OUST Stock Surge: What's Behind Ouster's Stunning 28% Single-Day Jump
Ouster (NASDAQ: OUST) shares surged over 28% on June 29, driven by major manufacturing and partnership deals tied to its Rev8 lidar platform. The stock is up 142% year-to-date, though profitability remains elusive ahead of the August 6 earnings report.
Shares of Ouster (NASDAQ: OUST) soared more than 28% on June 29, continuing a powerful multi-week uptrend that has pushed the stock to nearly $55. The dramatic single-session gain was fueled by a wave of newly announced manufacturing agreements and strategic partnerships centered around the company's next-generation Rev8 lidar platform.
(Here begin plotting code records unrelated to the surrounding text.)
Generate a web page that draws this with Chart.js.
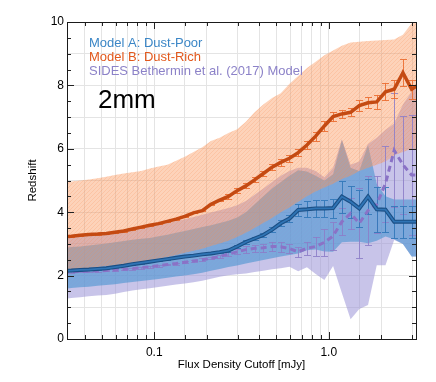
<!DOCTYPE html>
<html>
<head>
<meta charset="utf-8">
<script src="https://cdn.jsdelivr.net/npm/chart.js@4.4.0/dist/chart.umd.min.js"></script>
<style>
  body { margin: 0; background: #fff; }
  #wrap { width: 436px; height: 382px; }
</style>
</head>
<body>
<div id="wrap"><canvas id="myChart" width="436" height="382"></canvas></div>
<script>
// flux density cutoff bins [mJy]
let fluxCut = [0.02985, 0.03350, 0.03758, 0.04217, 0.04732, 0.05309, 0.05957, 0.06683, 0.07499, 0.08414,
  0.09441, 0.1059, 0.1189, 0.1334, 0.1496, 0.1679, 0.1884, 0.2114, 0.2371, 0.2661,
  0.2985, 0.3350, 0.3758, 0.4217, 0.4732, 0.5309, 0.5957, 0.6683, 0.7499, 0.8414,
  0.9441, 1.059, 1.189, 1.334, 1.496, 1.679, 1.884, 2.114, 2.371, 2.661, 2.985, 3.350];

// Model B: Dust-Rich
let modelB = [3.22, 3.24, 3.27, 3.30, 3.31, 3.33, 3.37, 3.41, 3.47, 3.53, 3.59, 3.64, 3.71, 3.78, 3.87, 3.98, 4.05, 4.25, 4.38, 4.50,
  4.68, 4.83, 5.02, 5.22, 5.42, 5.57, 5.70, 5.88, 6.12, 6.40, 6.72, 7.02, 7.10, 7.15, 7.36, 7.45, 7.48, 7.80, 7.88, 8.40, 7.88, 8.05];
let modelBErr = [0.02, 0.02, 0.02, 0.02, 0.02, 0.02, 0.02, 0.02, 0.02, 0.02, 0.02, 0.02, 0.02, 0.02, 0.02, 0.02, 0.02, 0.02, 0.02, 0.07,
  0.07, 0.08, 0.08, 0.09, 0.09, 0.10, 0.11, 0.12, 0.13, 0.14, 0.15, 0.15, 0.12, 0.13, 0.18, 0.17, 0.22, 0.26, 0.28, 0.42, 0.30, 0.30];
let modelBLow = [2.18, 2.20, 2.22, 2.24, 2.27, 2.30, 2.32, 2.35, 2.40, 2.44, 2.49, 2.54, 2.59, 2.65, 2.72, 2.78, 2.85, 2.93, 3.01, 3.10,
  3.22, 3.35, 3.50, 3.66, 3.82, 4.00, 4.15, 4.33, 4.50, 4.65, 4.78, 4.90, 5.05, 5.15, 5.30, 5.40, 5.50, 5.60, 5.80, 5.90, 6.00, 6.00];
let modelBHigh = [4.95, 4.97, 5.00, 5.03, 5.07, 5.12, 5.17, 5.22, 5.26, 5.30, 5.38, 5.44, 5.50, 5.62, 5.75, 5.90, 6.05, 6.25, 6.35, 6.50,
  6.62, 6.85, 7.15, 7.40, 7.60, 7.75, 8.05, 8.30, 8.55, 8.75, 8.95, 9.10, 9.25, 9.35, 9.38, 9.40, 9.42, 9.43, 9.45, 9.60, 9.95, 10.3];

// Model A: Dust-Poor
let modelA = [2.15, 2.16, 2.18, 2.19, 2.21, 2.23, 2.27, 2.31, 2.36, 2.40, 2.44, 2.48, 2.52, 2.56, 2.60, 2.63, 2.67, 2.70, 2.74, 2.79,
  2.92, 3.06, 3.17, 3.28, 3.45, 3.65, 3.80, 4.07, 4.09, 4.12, 4.12, 4.13, 4.49, 4.33, 4.12, 4.49, 4.09, 4.08, 3.70, 3.70, 3.70, 3.70];
let modelAErr = [0.02, 0.02, 0.02, 0.02, 0.02, 0.02, 0.02, 0.02, 0.02, 0.02, 0.02, 0.02, 0.02, 0.02, 0.02, 0.02, 0.02, 0.02, 0.02, 0.03,
  0.04, 0.05, 0.05, 0.06, 0.07, 0.09, 0.12, 0.20, 0.25, 0.28, 0.28, 0.30, 0.50, 0.50, 0.58, 0.55, 0.70, 0.70, 0.50, 0.50, 0.50, 0.50];
let modelALow = [1.58, 1.61, 1.63, 1.65, 1.68, 1.70, 1.73, 1.77, 1.80, 1.83, 1.86, 1.89, 1.93, 1.97, 2.00, 2.04, 2.09, 2.15, 2.21, 2.27,
  2.32, 2.38, 2.44, 2.49, 2.55, 2.60, 2.65, 2.70, 2.80, 2.82, 2.76, 2.75, 3.05, 3.07, 3.07, 3.02, 3.10, 3.23, 3.15, 3.00, 2.60, 2.60];
let modelAHigh = [2.88, 2.90, 2.92, 2.95, 2.98, 3.01, 3.05, 3.09, 3.13, 3.16, 3.19, 3.24, 3.29, 3.35, 3.41, 3.47, 3.53, 3.59, 3.66, 3.73,
  3.83, 4.00, 4.25, 4.50, 4.75, 4.95, 5.15, 5.32, 5.28, 5.15, 5.00, 5.20, 6.28, 5.40, 5.30, 6.12, 4.90, 4.50, 4.40, 4.40, 4.40, 4.40];

// SIDES Bethermin et al. (2017)
let sides = [2.11, 2.12, 2.13, 2.14, 2.15, 2.16, 2.18, 2.20, 2.22, 2.25, 2.28, 2.31, 2.35, 2.38, 2.42, 2.46, 2.50, 2.55, 2.60, 2.68,
  2.75, 2.82, 2.86, 2.88, 2.92, 2.91, 2.85, 2.75, 2.86, 2.92, 3.05, 3.25, 3.70, 3.96, 3.65, 4.05, 4.25, 4.90, 5.95, 5.50, 5.17, 5.17];
let sidesErr = [0.03, 0.03, 0.03, 0.03, 0.03, 0.03, 0.03, 0.03, 0.03, 0.03, 0.03, 0.03, 0.03, 0.03, 0.03, 0.03, 0.04, 0.04, 0.05, 0.06,
  0.08, 0.10, 0.12, 0.12, 0.14, 0.15, 0.15, 0.16, 0.20, 0.30, 0.42, 0.45, 0.42, 0.50, 1.10, 1.10, 0.90, 1.20, 1.80, 1.55, 1.90, 1.90];
let sidesLow = [1.26, 1.29, 1.32, 1.35, 1.37, 1.39, 1.43, 1.48, 1.53, 1.57, 1.60, 1.64, 1.68, 1.72, 1.75, 1.79, 1.84, 1.90, 1.96, 2.01,
  2.04, 2.07, 2.11, 2.15, 2.20, 2.23, 2.28, 2.14, 2.26, 2.05, 1.86, 2.30, 1.45, 0.62, 0.95, 1.07, 2.33, 2.33, 3.12, 3.00, 2.60, 2.60];
let sidesHigh = [3.18, 3.20, 3.23, 3.26, 3.29, 3.32, 3.36, 3.40, 3.45, 3.50, 3.54, 3.60, 3.66, 3.72, 3.78, 3.85, 3.92, 3.99, 4.06, 4.13,
  4.22, 4.35, 4.55, 4.75, 4.95, 5.15, 5.30, 5.40, 5.40, 5.30, 5.10, 5.40, 6.30, 5.50, 5.60, 6.15, 6.35, 6.60, 6.80, 7.40, 7.80, 8.00];

let yTickLabels = [0, 2, 4, 6, 8, 10];
let xTickLabels = { 0.1: '0.1', 1: '1.0' };

let legendItems = [
  { text: 'Model A: Dust-Poor', color: '#3b86c6' },
  { text: 'Model B: Dust-Rich', color: '#e2581c' },
  { text: 'SIDES Bethermin et al. (2017) Model', color: '#8c82c8' }
];

let fontFam = "'Liberation Sans', Arial, Helvetica, sans-serif";
let canvas = document.getElementById('myChart');
let mainCtx = canvas.getContext('2d');

function hatch(bg, line, gap) {
  let c = document.createElement('canvas');
  c.width = gap; c.height = gap;
  let g = c.getContext('2d');
  g.fillStyle = bg;
  g.fillRect(0, 0, gap, gap);
  g.strokeStyle = line;
  g.lineWidth = 1;
  g.beginPath();
  g.moveTo(0, gap); g.lineTo(gap, 0);
  g.moveTo(-1, 1); g.lineTo(1, -1);
  g.moveTo(gap - 1, gap + 1); g.lineTo(gap + 1, gap - 1);
  g.stroke();
  return mainCtx.createPattern(c, 'repeat');
}

function pts(arr) {
  return fluxCut.map((x, i) => ({ x: x, y: arr[i] }));
}

function edge(arr, order) {
  return { data: pts(arr), borderColor: 'rgba(0,0,0,0)', borderWidth: 1, pointRadius: 0, fill: false, order: order };
}

function fillTo(arr, bg, order) {
  return { data: pts(arr), borderColor: 'rgba(0,0,0,0)', borderWidth: 1, pointRadius: 0, fill: '-1', backgroundColor: bg, order: order };
}

let orangeHatch = hatch('rgba(250,150,90,0.42)', 'rgba(245,135,75,0.2)', 4);
let blueHatch = hatch('rgba(62,142,205,0.55)', 'rgba(120,180,225,0.25)', 4);

function drawErr(chart, vals, errs, color, cap) {
  let xs = chart.scales.x, ys = chart.scales.y, ctx = chart.ctx, a = chart.chartArea;
  ctx.save();
  ctx.beginPath();
  ctx.rect(a.left, a.top, a.right - a.left, a.bottom - a.top);
  ctx.clip();
  ctx.strokeStyle = color;
  ctx.lineWidth = 1;
  ctx.beginPath();
  fluxCut.forEach((f, i) => {
    let px = Math.round(xs.getPixelForValue(f)) + 0.5;
    let y1 = Math.round(ys.getPixelForValue(vals[i] - errs[i])) + 0.5;
    let y2 = Math.round(ys.getPixelForValue(vals[i] + errs[i])) + 0.5;
    ctx.moveTo(px, y1); ctx.lineTo(px, y2);
    ctx.moveTo(px - cap, y1); ctx.lineTo(px + cap, y1);
    ctx.moveTo(px - cap, y2); ctx.lineTo(px + cap, y2);
  });
  ctx.stroke();
  ctx.restore();
}

let extras = {
  id: 'extras',
  afterDatasetDraw(chart, args) {
    if (args.index === 5) {
      drawErr(chart, sides, sidesErr, 'rgba(140,125,200,0.85)', 3.5);
      drawErr(chart, modelA, modelAErr, 'rgba(50,120,185,0.9)', 3.5);
      drawErr(chart, modelB, modelBErr, 'rgba(235,110,50,0.9)', 3.5);
    }
  },
  afterDraw(chart) {
    let ctx = chart.ctx, a = chart.chartArea, xs = chart.scales.x, ys = chart.scales.y;
    ctx.save();
    // inward tick marks on all four sides
    ctx.strokeStyle = '#222';
    ctx.lineWidth = 1;
    ctx.beginPath();
    xs.ticks.forEach(t => {
      if (t.value <= xs.min * 1.0001 || t.value >= xs.max * 0.9999) return;
      let px = Math.round(xs.getPixelForValue(t.value)) + 0.5;
      let big = Math.abs(t.value - 0.1) < 1e-9 || Math.abs(t.value - 1) < 1e-9;
      let len = big ? 7 : 4;
      ctx.moveTo(px, a.bottom); ctx.lineTo(px, a.bottom - len);
      ctx.moveTo(px, a.top); ctx.lineTo(px, a.top + len);
    });
    ys.ticks.forEach(t => {
      if (t.value <= ys.min || t.value >= ys.max) return;
      let py = Math.round(ys.getPixelForValue(t.value)) + 0.5;
      let len = yTickLabels.includes(t.value) ? 7 : 4;
      ctx.moveTo(a.left, py); ctx.lineTo(a.left + len, py);
      ctx.moveTo(a.right, py); ctx.lineTo(a.right - len, py);
    });
    ctx.stroke();
    // frame
    ctx.strokeStyle = '#1a1a1a';
    ctx.strokeRect(Math.round(a.left) + 0.5, Math.round(a.top) + 0.5, Math.round(a.right - a.left), Math.round(a.bottom - a.top));
    // legend text
    ctx.font = '13px ' + fontFam;
    ctx.textBaseline = 'middle';
    ctx.textAlign = 'left';
    legendItems.forEach((it, i) => {
      ctx.fillStyle = it.color;
      ctx.fillText(it.text, a.left + 22, a.top + 21 + i * 14);
    });
    ctx.fillStyle = '#000';
    ctx.font = '26px ' + fontFam;
    ctx.fillText('2mm', a.left + 31, a.top + 79);
    ctx.restore();
  }
};

let config = {
  type: 'line',
  data: {
    datasets: [
      edge(sidesLow, 20),
      fillTo(sidesHigh, 'rgba(155,148,215,0.55)', 19),
      edge(modelALow, 18),
      fillTo(modelAHigh, blueHatch, 17),
      edge(modelBLow, 16),
      fillTo(modelBHigh, orangeHatch, 15),
      { data: pts(sides), borderColor: '#8a72c6', borderWidth: 3, borderDash: [6, 4], pointRadius: 0, fill: false, order: 4 },
      { data: pts(modelA), borderColor: '#1b4f85', borderWidth: 4, pointRadius: 0, fill: false, order: 3 },
      { data: pts(modelA), borderColor: '#2f74b5', borderWidth: 1.8, pointRadius: 0, fill: false, order: 2 },
      { data: pts(modelB), borderColor: '#c44a12', borderWidth: 3.5, pointRadius: 0, fill: false, order: 1 }
    ]
  },
  options: {
    responsive: false,
    animation: false,
    layout: { padding: { left: 0, right: 20, top: 22, bottom: 0 } },
    plugins: { legend: { display: false }, tooltip: { enabled: false } },
    elements: { line: { tension: 0 } },
    scales: {
      x: {
        type: 'logarithmic',
        min: 0.031623,
        max: 3.1623,
        grid: { color: '#e4e4e4', drawTicks: false },
        border: { display: false },
        ticks: {
          autoSkip: false, maxRotation: 0, padding: 6, color: '#000',
          font: { size: 12, family: fontFam },
          callback: function (v) {
            for (let k in xTickLabels) { if (Math.abs(v - Number(k)) < 1e-9) return xTickLabels[k]; }
            return '';
          }
        },
        title: { display: true, text: 'Flux Density Cutoff [mJy]', color: '#000', font: { size: 11.5, family: fontFam }, padding: { top: 0, bottom: 10 } },
        afterFit: function (s) { s.height = 43; }
      },
      y: {
        min: 0,
        max: 10,
        grid: {
          drawTicks: false,
          color: function (c) { return Number.isInteger(c.tick.value) ? '#e4e4e4' : 'rgba(0,0,0,0)'; }
        },
        border: { display: false },
        ticks: {
          stepSize: 0.5, autoSkip: false, padding: 3, color: '#000',
          font: { size: 12, family: fontFam },
          callback: function (v) { return yTickLabels.includes(v) ? String(v) : ''; }
        },
        title: { display: true, text: 'Redshift', color: '#000', font: { size: 11.5, family: fontFam }, padding: { top: 26, bottom: 0 } },
        afterFit: function (s) { s.width = 67; }
      }
    }
  },
  plugins: [extras]
};

let chart = new Chart(canvas, config);
</script>
</body>
</html>
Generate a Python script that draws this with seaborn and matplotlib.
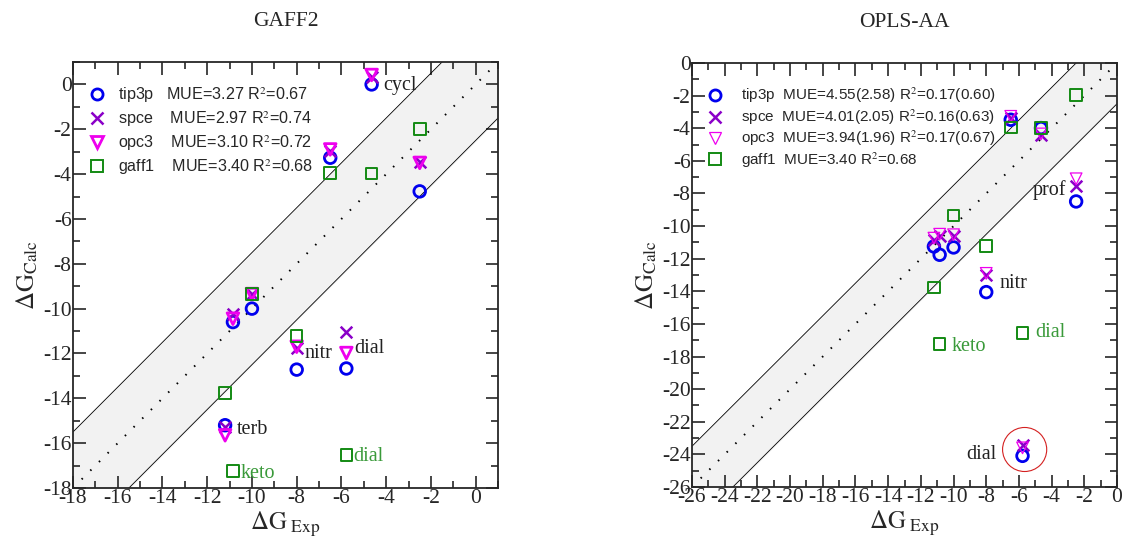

Ouster is a San Francisco-based lidar technology company, established in 2015 by co-founders Angus Pacala and Mark Frichtl. The firm develops high-resolution digital lidar sensors that deliver 3D spatial awareness to a broad range of applications — from autonomous vehicles and industrial robots to drones and smart traffic infrastructure.
Year-to-date, OUST has climbed an extraordinary 142%, with the June 29 session alone contributing a 28.68% spike. Trading volume during the rally surged well above the stock's historical average, and a new 52-week high of approximately $54 was established during the same period.
At the heart of the rally is a significantly expanded manufacturing partnership with Benchmark Electronics. Under the agreement, Ouster has committed to producing more than 100,000 Rev8 OS digital lidar sensors annually over a 10-year period. The production ramp targets customers across industrial automation, robotics, automotive, and smart infrastructure sectors.
Alongside that deal, Ouster inked a multi-year supply agreement with AIM Intelligent Machines to deliver Rev8 native-color lidar technology for autonomous heavy equipment deployments. The partnership focuses on converting mining, construction, and defense machinery into self-driving fleets through retrofit solutions. Notably, AIM's autonomy kit can be installed in under 24 hours without voiding existing equipment warranties, and it operates entirely offline — without requiring cellular connectivity, cloud access, or GPS signals. This makes it especially valuable for remote mining operations and defense applications where network reliability cannot be guaranteed.
A third deal with FieldAI places Rev8 lidar at the core of general-purpose robots designed for unstructured environments. This collaboration expands Ouster's total addressable market well beyond passenger vehicles, tapping into the broader robotics sector that is rapidly scaling up globally.
Adding to the momentum, Ouster's BlueCity traffic management platform has gone live at more than 40 highway locations near MetLife Stadium. The deployment creates real-time digital models of traffic flow in preparation for FIFA World Cup matches — a high-profile use case that added approximately 4% to the stock on announcement day.
Despite the excitement, investors should weigh the risks carefully. Ouster is not yet profitable. The company generated around $169 million in revenue over the trailing twelve months and maintains a solid gross margin, but operating expenses push it into net losses and negative cash flow territory. On a more reassuring note, the company carries minimal debt and holds substantial cash reserves, reducing any near-term need to raise additional capital.
However, the stock's valuation has outpaced the underlying fundamentals. Shares are now trading at a steep premium relative to current sales, a level that implicitly prices in aggressive future growth. Adding a note of caution, company insiders have sold tens of millions of dollars worth of shares over the past three months.
The real litmus test arrives on August 6, when Ouster is scheduled to report its next quarterly earnings. That report will reveal whether deals with Benchmark Electronics, AIM Intelligent Machines, and FieldAI are generating meaningful revenue — or whether the stock has simply gotten ahead of what the business can realistically deliver in the near term.